→ **Exercise task**
Quote word for word the lines below, beginning with the first and ending with the one that has "const demandY = [89, 25.5];". Drop the pictures.

Data listing
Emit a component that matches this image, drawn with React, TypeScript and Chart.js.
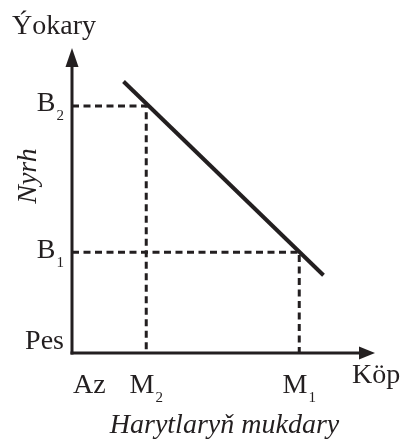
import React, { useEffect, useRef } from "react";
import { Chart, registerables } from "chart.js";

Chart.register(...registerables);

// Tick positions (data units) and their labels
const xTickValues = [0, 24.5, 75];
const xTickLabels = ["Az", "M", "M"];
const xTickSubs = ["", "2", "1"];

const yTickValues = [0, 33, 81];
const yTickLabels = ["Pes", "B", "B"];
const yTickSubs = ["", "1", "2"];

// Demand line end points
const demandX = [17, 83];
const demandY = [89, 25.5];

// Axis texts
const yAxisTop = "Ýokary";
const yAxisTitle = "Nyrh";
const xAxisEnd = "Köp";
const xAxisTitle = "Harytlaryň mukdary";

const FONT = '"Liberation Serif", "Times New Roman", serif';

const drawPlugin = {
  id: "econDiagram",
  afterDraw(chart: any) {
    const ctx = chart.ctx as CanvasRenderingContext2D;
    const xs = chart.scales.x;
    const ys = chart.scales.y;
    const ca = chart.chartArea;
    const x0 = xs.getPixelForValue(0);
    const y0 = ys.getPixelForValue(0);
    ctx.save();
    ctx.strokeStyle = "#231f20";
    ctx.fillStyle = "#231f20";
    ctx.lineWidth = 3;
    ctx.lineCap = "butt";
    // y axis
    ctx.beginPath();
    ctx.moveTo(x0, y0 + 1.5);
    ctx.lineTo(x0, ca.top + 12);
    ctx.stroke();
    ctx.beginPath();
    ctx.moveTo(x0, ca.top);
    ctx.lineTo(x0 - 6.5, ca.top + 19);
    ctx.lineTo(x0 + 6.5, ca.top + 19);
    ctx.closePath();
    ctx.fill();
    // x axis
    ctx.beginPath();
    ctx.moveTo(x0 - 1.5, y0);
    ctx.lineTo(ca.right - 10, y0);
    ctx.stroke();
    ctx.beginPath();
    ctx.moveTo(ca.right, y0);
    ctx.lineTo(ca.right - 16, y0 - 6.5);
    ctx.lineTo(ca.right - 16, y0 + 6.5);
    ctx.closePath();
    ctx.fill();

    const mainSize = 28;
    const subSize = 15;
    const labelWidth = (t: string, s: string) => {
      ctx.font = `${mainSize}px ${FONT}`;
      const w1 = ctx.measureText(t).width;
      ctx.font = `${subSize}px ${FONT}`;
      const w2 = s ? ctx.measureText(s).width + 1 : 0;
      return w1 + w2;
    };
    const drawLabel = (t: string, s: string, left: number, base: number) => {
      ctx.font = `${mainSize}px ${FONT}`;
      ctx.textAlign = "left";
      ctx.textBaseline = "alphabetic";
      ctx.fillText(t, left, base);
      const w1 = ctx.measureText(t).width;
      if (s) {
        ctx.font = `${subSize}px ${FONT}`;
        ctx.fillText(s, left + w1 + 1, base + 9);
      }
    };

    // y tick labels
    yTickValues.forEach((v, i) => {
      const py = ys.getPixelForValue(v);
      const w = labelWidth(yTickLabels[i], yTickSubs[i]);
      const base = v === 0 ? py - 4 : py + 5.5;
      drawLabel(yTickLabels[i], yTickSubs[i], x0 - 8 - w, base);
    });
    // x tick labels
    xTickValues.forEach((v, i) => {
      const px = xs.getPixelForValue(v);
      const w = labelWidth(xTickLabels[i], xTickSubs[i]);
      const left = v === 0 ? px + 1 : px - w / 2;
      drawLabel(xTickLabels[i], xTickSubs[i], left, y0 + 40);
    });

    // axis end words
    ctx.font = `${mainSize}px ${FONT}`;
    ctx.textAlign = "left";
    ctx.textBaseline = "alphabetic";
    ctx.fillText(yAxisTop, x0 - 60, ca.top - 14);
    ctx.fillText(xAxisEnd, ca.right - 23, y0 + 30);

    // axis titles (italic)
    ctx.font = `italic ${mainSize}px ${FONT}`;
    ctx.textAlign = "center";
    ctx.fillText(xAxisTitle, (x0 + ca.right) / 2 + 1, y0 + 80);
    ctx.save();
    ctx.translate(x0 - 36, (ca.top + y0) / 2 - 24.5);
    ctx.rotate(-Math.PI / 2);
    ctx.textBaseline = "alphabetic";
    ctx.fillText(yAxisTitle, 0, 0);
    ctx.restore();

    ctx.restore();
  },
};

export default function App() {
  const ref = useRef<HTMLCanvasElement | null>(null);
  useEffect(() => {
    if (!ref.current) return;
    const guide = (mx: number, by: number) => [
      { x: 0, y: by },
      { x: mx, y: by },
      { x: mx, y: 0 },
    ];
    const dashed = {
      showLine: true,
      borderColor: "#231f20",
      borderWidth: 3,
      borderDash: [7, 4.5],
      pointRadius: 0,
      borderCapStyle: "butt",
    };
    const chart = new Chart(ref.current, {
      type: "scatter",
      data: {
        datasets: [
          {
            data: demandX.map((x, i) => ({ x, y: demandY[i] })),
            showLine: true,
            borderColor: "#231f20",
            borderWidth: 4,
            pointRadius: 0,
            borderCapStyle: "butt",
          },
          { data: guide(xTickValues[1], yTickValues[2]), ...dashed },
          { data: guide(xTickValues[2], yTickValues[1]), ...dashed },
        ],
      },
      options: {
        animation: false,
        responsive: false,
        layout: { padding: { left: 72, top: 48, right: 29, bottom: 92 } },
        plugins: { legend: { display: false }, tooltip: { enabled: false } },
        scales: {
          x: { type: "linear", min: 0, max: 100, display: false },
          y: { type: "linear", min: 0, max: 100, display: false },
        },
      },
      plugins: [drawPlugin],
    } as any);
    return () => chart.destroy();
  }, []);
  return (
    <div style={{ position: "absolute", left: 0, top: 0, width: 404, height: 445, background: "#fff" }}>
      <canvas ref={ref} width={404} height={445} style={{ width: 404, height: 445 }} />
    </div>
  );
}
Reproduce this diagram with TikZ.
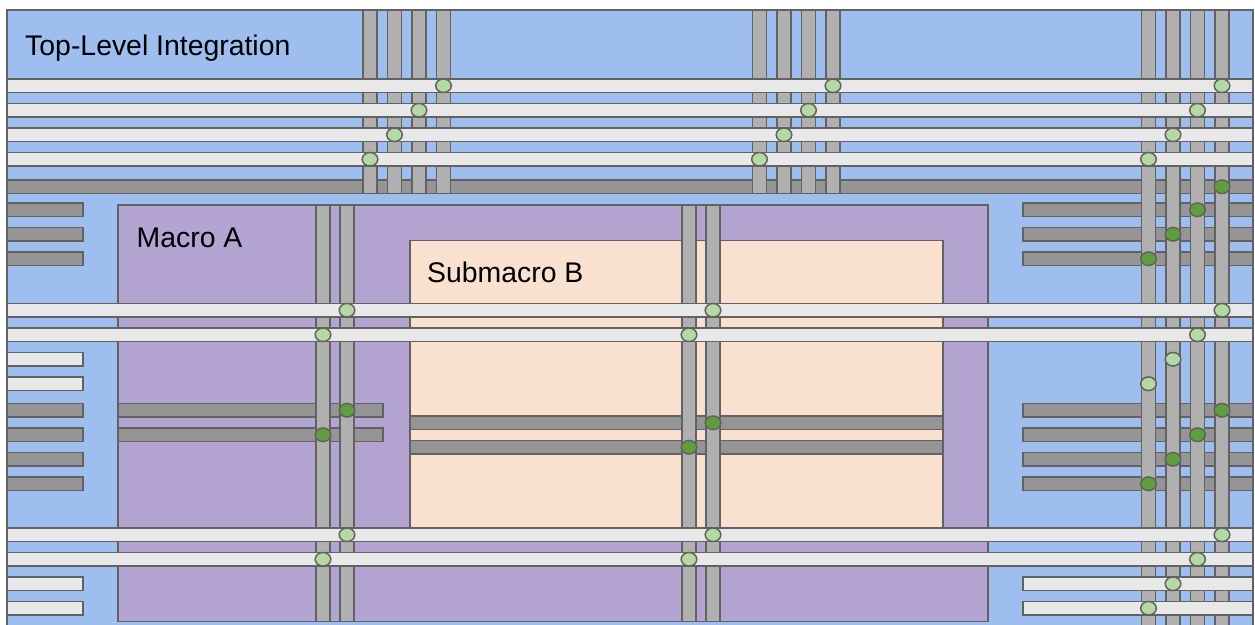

→ **Exercise response**
Emit a component that matches this image, drawn with React, TypeScript and Chart.js.
import React, { useEffect, useRef } from "react";
import { Chart, registerables } from "chart.js";

Chart.register(...registerables);

// Tick positions (data units) and their labels
const xTickValues = [0, 24.5, 75];
const xTickLabels = ["Az", "M", "M"];
const xTickSubs = ["", "2", "1"];

const yTickValues = [0, 33, 81];
const yTickLabels = ["Pes", "B", "B"];
const yTickSubs = ["", "1", "2"];

// Demand line end points
const demandX = [17, 83];
const demandY = [89, 25.5];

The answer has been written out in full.